## Begin Supplied data

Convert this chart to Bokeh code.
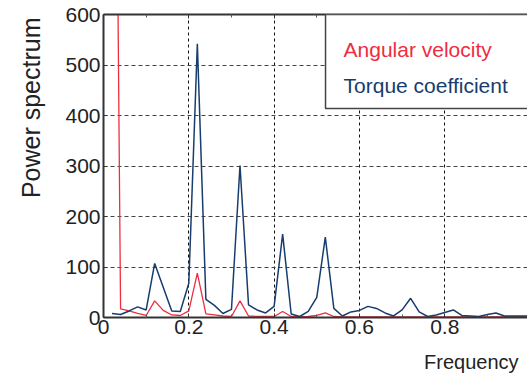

## End Supplied data
## Begin Supplied data

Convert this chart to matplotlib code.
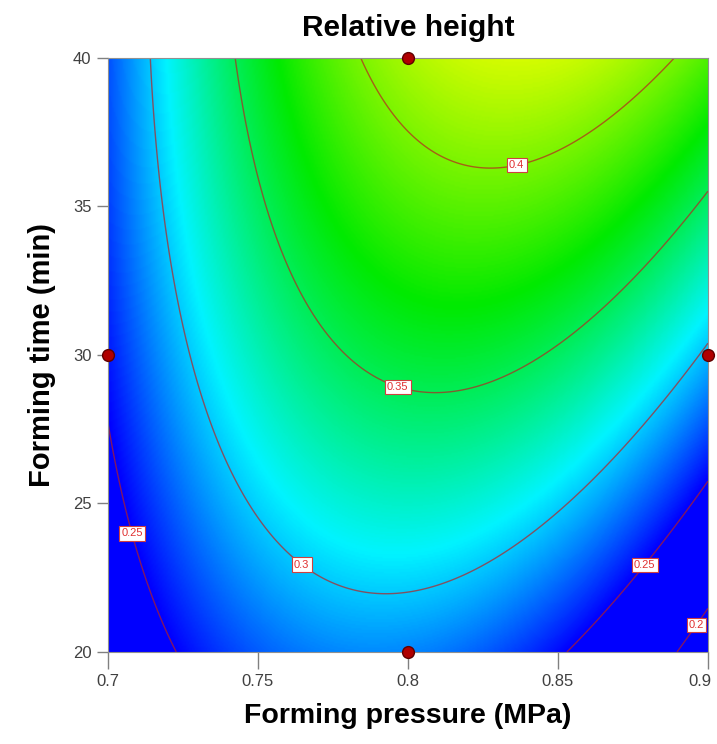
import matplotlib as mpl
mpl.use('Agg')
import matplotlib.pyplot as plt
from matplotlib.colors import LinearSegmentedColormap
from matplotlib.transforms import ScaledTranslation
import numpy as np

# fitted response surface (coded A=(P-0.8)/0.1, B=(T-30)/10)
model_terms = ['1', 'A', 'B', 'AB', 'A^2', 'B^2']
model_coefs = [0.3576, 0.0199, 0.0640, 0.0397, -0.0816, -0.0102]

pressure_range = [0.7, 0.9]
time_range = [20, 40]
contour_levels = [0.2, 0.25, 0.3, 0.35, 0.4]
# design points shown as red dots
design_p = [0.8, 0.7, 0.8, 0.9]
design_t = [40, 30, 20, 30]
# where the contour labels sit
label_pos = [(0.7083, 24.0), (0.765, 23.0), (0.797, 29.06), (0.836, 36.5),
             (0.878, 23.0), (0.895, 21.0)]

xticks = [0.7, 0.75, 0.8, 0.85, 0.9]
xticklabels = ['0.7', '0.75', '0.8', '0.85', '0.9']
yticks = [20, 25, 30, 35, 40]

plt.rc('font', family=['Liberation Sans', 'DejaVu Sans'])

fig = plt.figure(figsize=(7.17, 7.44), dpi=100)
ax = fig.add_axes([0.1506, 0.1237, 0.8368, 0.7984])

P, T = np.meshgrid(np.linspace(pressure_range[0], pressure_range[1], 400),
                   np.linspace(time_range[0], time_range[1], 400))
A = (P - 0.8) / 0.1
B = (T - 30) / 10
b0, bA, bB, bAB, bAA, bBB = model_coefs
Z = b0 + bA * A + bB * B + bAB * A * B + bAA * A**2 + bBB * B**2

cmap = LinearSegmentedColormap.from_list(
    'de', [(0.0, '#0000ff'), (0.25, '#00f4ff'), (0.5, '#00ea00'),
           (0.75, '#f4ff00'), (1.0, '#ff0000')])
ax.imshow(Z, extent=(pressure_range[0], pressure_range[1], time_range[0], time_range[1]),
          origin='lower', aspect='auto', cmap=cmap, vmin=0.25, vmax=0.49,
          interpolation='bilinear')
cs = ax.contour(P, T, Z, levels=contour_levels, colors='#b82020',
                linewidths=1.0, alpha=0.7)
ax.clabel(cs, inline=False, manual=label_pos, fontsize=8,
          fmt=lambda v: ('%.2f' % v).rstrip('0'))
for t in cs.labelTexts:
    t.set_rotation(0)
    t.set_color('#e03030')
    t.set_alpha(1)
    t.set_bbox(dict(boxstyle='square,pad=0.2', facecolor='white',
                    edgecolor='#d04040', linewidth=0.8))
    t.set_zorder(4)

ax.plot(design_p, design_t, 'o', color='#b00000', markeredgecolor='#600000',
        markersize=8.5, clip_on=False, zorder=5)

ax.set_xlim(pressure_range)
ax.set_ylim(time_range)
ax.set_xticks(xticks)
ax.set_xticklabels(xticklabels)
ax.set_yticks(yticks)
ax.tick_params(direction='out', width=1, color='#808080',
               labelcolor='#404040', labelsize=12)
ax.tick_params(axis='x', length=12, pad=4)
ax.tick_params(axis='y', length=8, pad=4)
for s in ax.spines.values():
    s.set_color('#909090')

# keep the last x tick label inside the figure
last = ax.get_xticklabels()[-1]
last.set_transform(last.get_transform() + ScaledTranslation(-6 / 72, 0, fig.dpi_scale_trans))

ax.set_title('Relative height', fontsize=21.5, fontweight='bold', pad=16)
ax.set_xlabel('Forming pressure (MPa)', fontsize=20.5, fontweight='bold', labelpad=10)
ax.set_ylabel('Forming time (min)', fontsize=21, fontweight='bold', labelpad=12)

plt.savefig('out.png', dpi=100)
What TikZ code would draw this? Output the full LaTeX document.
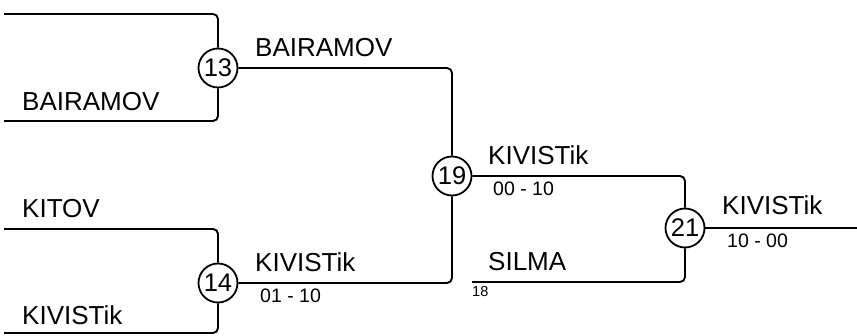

## End Supplied data

* Task to complete
Among the entries above, locate the line with "Convert this chart to matplotlib code." and the line with "model_coefs = [0.3576, 0.0199, 0.0640, 0.0397, -0.0816, -0.0102]". Give those two lines and all lines between them again, exactly, leaving out the pictures.

* Output for this exercise
Convert this chart to matplotlib code.
import matplotlib as mpl
mpl.use('Agg')
import matplotlib.pyplot as plt
from matplotlib.colors import LinearSegmentedColormap
from matplotlib.transforms import ScaledTranslation
import numpy as np

# fitted response surface (coded A=(P-0.8)/0.1, B=(T-30)/10)
model_terms = ['1', 'A', 'B', 'AB', 'A^2', 'B^2']
model_coefs = [0.3576, 0.0199, 0.0640, 0.0397, -0.0816, -0.0102]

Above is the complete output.